Re: [PATCH 1/1] RDMA/mlx5: Release CPU for other processes in mlx5_free_cmd_msg()

From: Shay Drori
Date: Sun May 26 2024 - 11:24:14 EST


Hi Anand.

First, the correct Mailing list for this patch is
netdev@xxxxxxxxxxxxxxx, please send there the next version.

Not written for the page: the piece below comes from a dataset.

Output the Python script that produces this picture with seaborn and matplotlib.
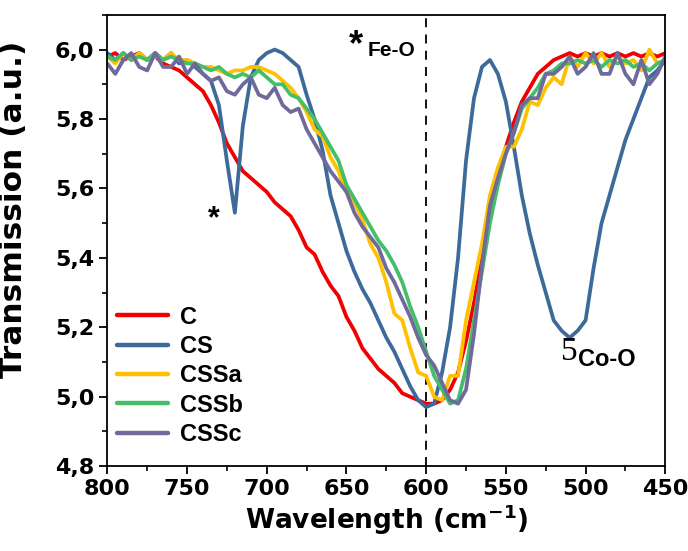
import numpy as np
import pandas as pd
import seaborn as sns
import matplotlib.pyplot as plt
from matplotlib.ticker import MultipleLocator, FuncFormatter

# wavenumber grid (cm-1), 800 -> 450 every 5
wn = list(range(800, 449, -5))

C = [5.98, 5.99, 5.97, 5.98, 5.99, 5.97, 5.98, 5.96, 5.95, 5.94,
     5.92, 5.90, 5.88, 5.84, 5.79, 5.73, 5.69, 5.65, 5.63, 5.61,
     5.59, 5.56, 5.54, 5.52, 5.48, 5.43, 5.41, 5.36, 5.32, 5.29,
     5.23, 5.19, 5.14, 5.11, 5.08, 5.06, 5.04, 5.01, 5.00, 4.99,
     4.98, 4.98, 4.99, 5.02, 5.07, 5.16, 5.27, 5.40, 5.52, 5.62,
     5.72, 5.79, 5.85, 5.89, 5.93, 5.95, 5.97, 5.98, 5.99, 5.98,
     5.99, 5.98, 5.99, 5.98, 5.99, 5.98, 5.99, 5.98, 5.99, 5.98,
     5.99]

CS = [5.99, 5.97, 5.99, 5.97, 5.99, 5.97, 5.99, 5.97, 5.99, 5.96,
      5.97, 5.95, 5.93, 5.91, 5.84, 5.68, 5.53, 5.78, 5.92, 5.97,
      5.99, 6.00, 5.99, 5.97, 5.95, 5.87, 5.80, 5.71, 5.58, 5.50,
      5.42, 5.36, 5.31, 5.27, 5.22, 5.17, 5.13, 5.08, 5.03, 4.99,
      4.97, 4.98, 5.07, 5.20, 5.40, 5.68, 5.86, 5.95, 5.97, 5.93,
      5.85, 5.72, 5.58, 5.47, 5.38, 5.30, 5.22, 5.19, 5.17, 5.19,
      5.22, 5.37, 5.50, 5.58, 5.66, 5.74, 5.80, 5.86, 5.92, 5.94,
      5.97]

CSSa = [5.98, 5.96, 5.99, 5.97, 5.99, 5.97, 5.98, 5.97, 5.99, 5.97,
        5.97, 5.96, 5.95, 5.95, 5.94, 5.93, 5.94, 5.94, 5.95, 5.95,
        5.94, 5.93, 5.91, 5.89, 5.86, 5.82, 5.77, 5.75, 5.69, 5.65,
        5.59, 5.56, 5.51, 5.44, 5.40, 5.33, 5.24, 5.22, 5.14, 5.07,
        5.06, 5.00, 4.99, 5.06, 5.06, 5.22, 5.33, 5.44, 5.58, 5.66,
        5.72, 5.72, 5.77, 5.85, 5.84, 5.89, 5.92, 5.90, 5.98, 5.95,
        5.99, 5.96, 5.99, 5.95, 5.98, 5.96, 5.97, 5.94, 6.00, 5.96,
        5.97]

CSSb = [5.98, 5.97, 5.99, 5.97, 5.98, 5.97, 5.99, 5.97, 5.98, 5.97,
        5.96, 5.96, 5.95, 5.94, 5.95, 5.93, 5.92, 5.93, 5.92, 5.94,
        5.92, 5.90, 5.90, 5.87, 5.86, 5.83, 5.80, 5.76, 5.72, 5.68,
        5.61, 5.57, 5.53, 5.49, 5.45, 5.42, 5.38, 5.33, 5.26, 5.20,
        5.13, 5.06, 5.02, 4.98, 4.99, 5.08, 5.22, 5.36, 5.50, 5.61,
        5.70, 5.76, 5.83, 5.86, 5.89, 5.93, 5.94, 5.96, 5.96, 5.97,
        5.96, 5.97, 5.95, 5.97, 5.96, 5.97, 5.95, 5.96, 5.94, 5.96,
        5.97]

CSSc = [5.96, 5.93, 5.97, 5.99, 5.95, 5.94, 5.99, 5.95, 5.95, 5.98,
        5.93, 5.96, 5.93, 5.91, 5.92, 5.88, 5.87, 5.90, 5.92, 5.87,
        5.86, 5.89, 5.84, 5.82, 5.83, 5.77, 5.73, 5.69, 5.65, 5.62,
        5.59, 5.53, 5.49, 5.46, 5.43, 5.37, 5.33, 5.28, 5.23, 5.17,
        5.12, 5.09, 5.04, 4.99, 4.98, 5.02, 5.18, 5.38, 5.55, 5.63,
        5.70, 5.76, 5.84, 5.86, 5.86, 5.93, 5.93, 5.95, 5.98, 5.93,
        5.95, 5.99, 5.93, 5.93, 5.99, 5.93, 5.90, 5.97, 5.90, 5.93,
        5.98]

names = ["C", "CS", "CSSa", "CSSb", "CSSc"]
colors = ["#F00000", "#3C6A9A", "#FFC000", "#45BE6A", "#6E6A9C"]

series = [C, CS, CSSa, CSSb, CSSc]
frames = []
for nm, vals in zip(names, series):
    frames.append(pd.DataFrame({"wn": wn, "T": vals, "sample": nm}))
df = pd.concat(frames, ignore_index=True)

sns.set_style("ticks", {"axes.edgecolor": "black", "xtick.color": "black",
                        "ytick.color": "black", "text.color": "black",
                        "axes.labelcolor": "black"})
plt.rcParams['font.family'] = ['Liberation Sans', 'DejaVu Sans']
plt.rcParams['mathtext.fontset'] = 'dejavusans'

fig = plt.figure(figsize=(6.88, 5.51), dpi=100)
ax = fig.add_axes([0.156, 0.154, 0.811, 0.819])

sns.lineplot(data=df, x="wn", y="T", hue="sample", palette=dict(zip(names, colors)),
             sort=False, linewidth=2.7, ax=ax)

ax.axvline(600, color="black", linestyle=(0, (5, 4)), linewidth=1.3, zorder=0)

ax.set_xlim(800, 450)
ax.set_ylim(4.8, 6.1)
ax.xaxis.set_major_locator(MultipleLocator(50))
ax.xaxis.set_minor_locator(MultipleLocator(25))
ax.yaxis.set_major_locator(MultipleLocator(0.2))
ax.yaxis.set_minor_locator(MultipleLocator(0.1))
ax.yaxis.set_major_formatter(FuncFormatter(lambda v, p: f"{v:.1f}".replace(".", ",")))
ax.tick_params(which="major", direction="out", length=6, width=1.3, colors="black")
ax.tick_params(which="minor", direction="out", length=3.5, width=1.2, colors="black")
for lab in ax.get_xticklabels() + ax.get_yticklabels():
    lab.set_family('DejaVu Sans')
    lab.set_fontweight('bold')
    lab.set_fontsize(16)
for sp in ax.spines.values():
    sp.set_linewidth(1.3)

ax.set_xlabel(r"Wavelength (cm$^{\mathbf{-1}}$)", fontsize=19, fontweight="bold",
              family='DejaVu Sans', labelpad=2)
ax.set_ylabel("Transmission (a.u.)", fontsize=22.5, fontweight="bold",
              family='DejaVu Sans')
ax.yaxis.set_label_coords(-0.143, 0.57)

leg = ax.legend(loc="lower left", bbox_to_anchor=(-0.012, 0.008), frameon=False,
                prop={"weight": "bold", "size": 17}, handlelength=2.15,
                handletextpad=0.5, labelspacing=0.27, borderaxespad=0.3)
for l in leg.get_lines():
    l.set_linewidth(3.2)

ax.text(733, 5.51, "*", fontsize=22, fontweight="bold", ha="center", va="center")
ax.text(644, 6.01, "*", fontsize=26, fontweight="bold", ha="center", va="center")
ax.text(637, 5.997, "Fe-O", fontsize=15, fontweight="bold", ha="left", va="center")
ax.text(510, 5.13, "5", fontsize=24, family="Liberation Serif", ha="center", va="center")
ax.text(505, 5.107, "Co-O", fontsize=17, fontweight="bold", ha="left", va="center")

fig.savefig("out.png", dpi=100)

On 22/05/2024 6:32, Anand Khoje wrote:
In non FLR context, at times CX-5 requests release of ~8 million device pages.
This needs humongous number of cmd mailboxes, which to be released once
the pages are reclaimed. Release of humongous number of cmd mailboxes
consuming cpu time running into many secs, with non preemptable kernels
is leading to critical process starving on that cpu’s RQ. To alleviate
this, this patch relinquishes cpu periodically but conditionally.

Orabug: 36275016

this doesn't seem relevant


Signed-off-by: Anand Khoje <anand.a.khoje@xxxxxxxxxx>
---
drivers/net/ethernet/mellanox/mlx5/core/cmd.c | 7 +++++++
1 file changed, 7 insertions(+)

diff --git a/drivers/net/ethernet/mellanox/mlx5/core/cmd.c b/drivers/net/ethernet/mellanox/mlx5/core/cmd.c
index 9c21bce..9fbf25d 100644
--- a/drivers/net/ethernet/mellanox/mlx5/core/cmd.c
+++ b/drivers/net/ethernet/mellanox/mlx5/core/cmd.c
@@ -1336,16 +1336,23 @@ static struct mlx5_cmd_msg *mlx5_alloc_cmd_msg(struct mlx5_core_dev *dev,
return ERR_PTR(err);
}
+#define RESCHED_MSEC 2


What if you add cond_resched() on every iteration of the loop ? Does it
take much more time to finish 8 Million pages or same ?
If it does matter, maybe 2 ms is too high freq ? 20 ms ? 200 ms ?

Thanks

static void mlx5_free_cmd_msg(struct mlx5_core_dev *dev,
struct mlx5_cmd_msg *msg)
{
struct mlx5_cmd_mailbox *head = msg->next;
struct mlx5_cmd_mailbox *next;
+ unsigned long start_time = jiffies;
while (head) {
next = head->next;
free_cmd_box(dev, head);
head = next;
+ if (time_after(jiffies, start_time + msecs_to_jiffies(RESCHED_MSEC))) {
+ mlx5_core_warn_rl(dev, "Spent more than %d msecs, yielding CPU\n", RESCHED_MSEC);
+ cond_resched();
+ start_time = jiffies;
+ }
}
kfree(msg);
}